New Room-Temperature Ferroelectrics with Photoluminescent Properties

Organic–inorganic hybrid materials are highly versatile and can be easily modified, allowing for the deliberate construction of multifunctional ferroelectrics. In particular, the combination of photoluminescence and ferroelectricity in a single hybrid material holds great potential for various applications, such as lighting sensors, memory devices, and other multifunctional uses. In this study, we focused on 3-oxa-8-azabicyclo[3.2.1]octane hydrochloride (OAO) and designed two room-temperature ferroelectrics based on manganese (Mn): OAO-MnCl4 ((C6H12NO)2MnCl4·H2O) and OAO-MnBr4 ((C6H12NO)2MnBr4·H2O). Both of these compounds crystallize in the polar orthogonal space group Pna21, displaying robust photoluminescence and ferroelectricity at room temperature.
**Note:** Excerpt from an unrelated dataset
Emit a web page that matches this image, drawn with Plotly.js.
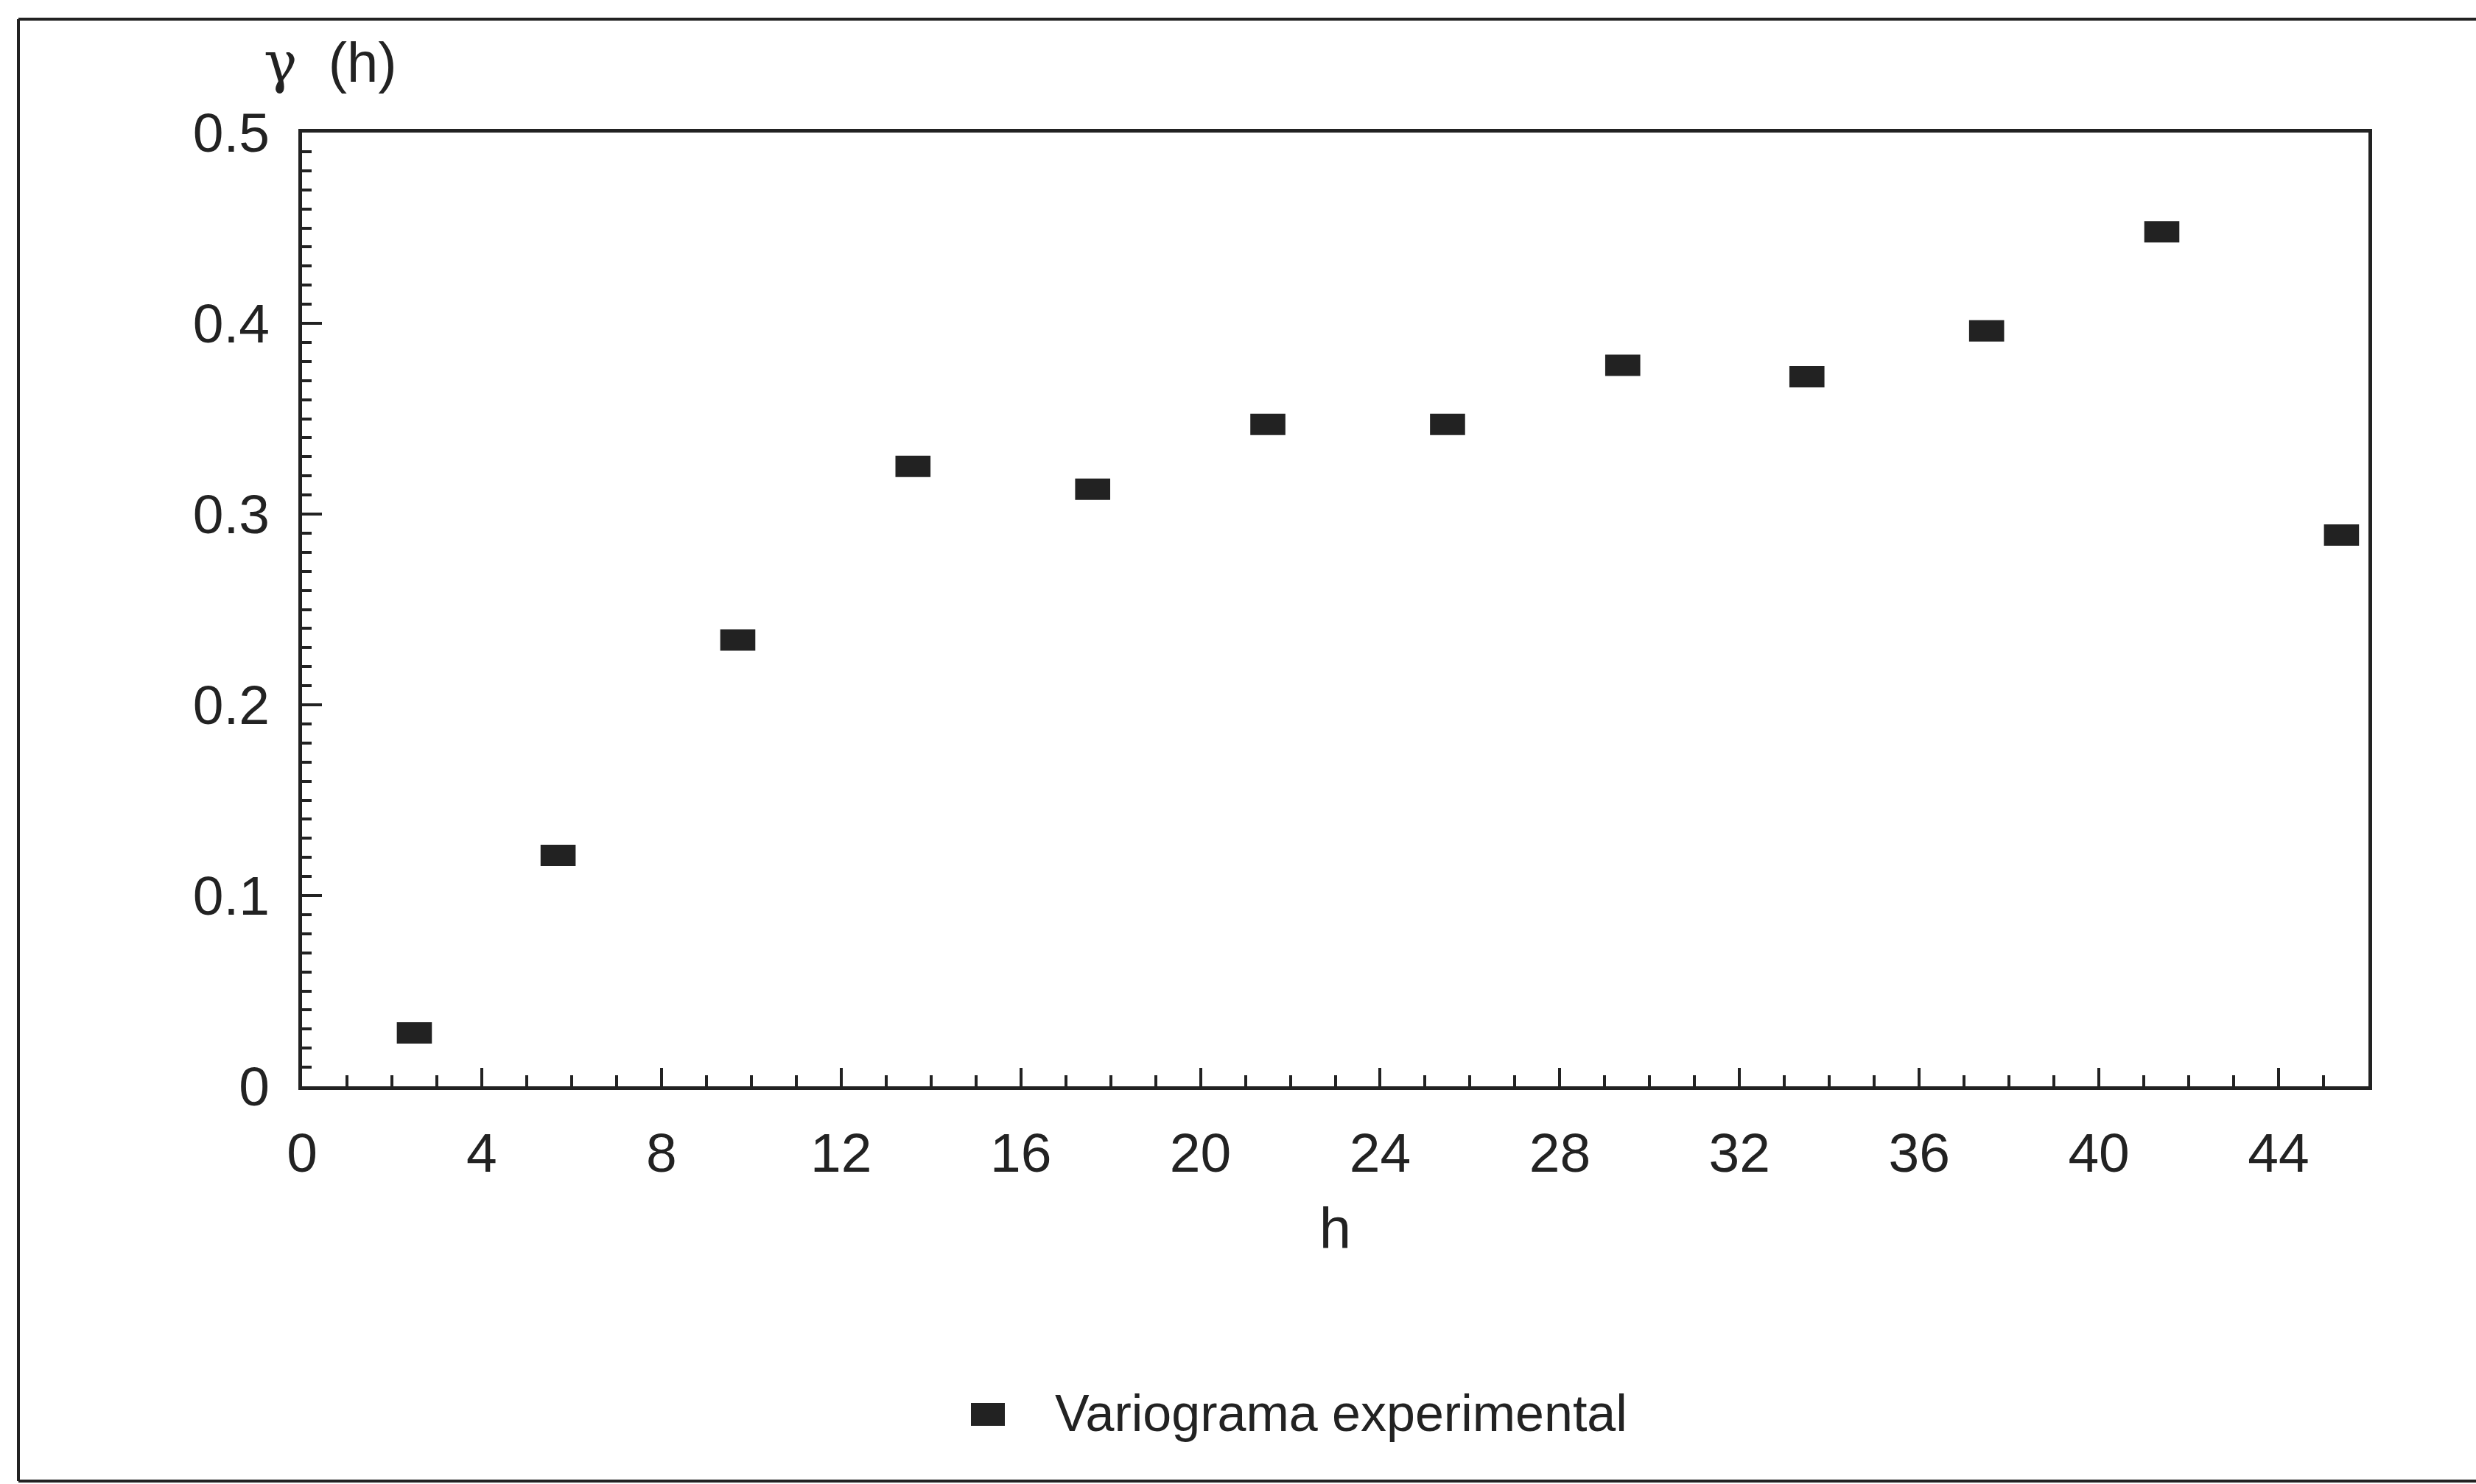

The saturation polarizations of OAO-MnCl4 and OAO-MnBr4 are approximately 0.51 and 0.59 μC/cm2, respectively. Interestingly, the single crystal of OAO-MnCl4 demonstrates dual-emission bands at 550 and 670 nm, which are attributed to self-trapped excitons. Additionally, OAO-MnCl4 exhibits a reversible thermochromic phenomenon, displaying sensitive luminescent switching between green and red emissions within a narrow temperature range. This room-temperature molecular ferroelectric with photoluminescence opens up new avenues for designing novel multifunctional ferroelectrics and establishes a foundation for potential optoelectronic applications of these luminescent Mn-based materials.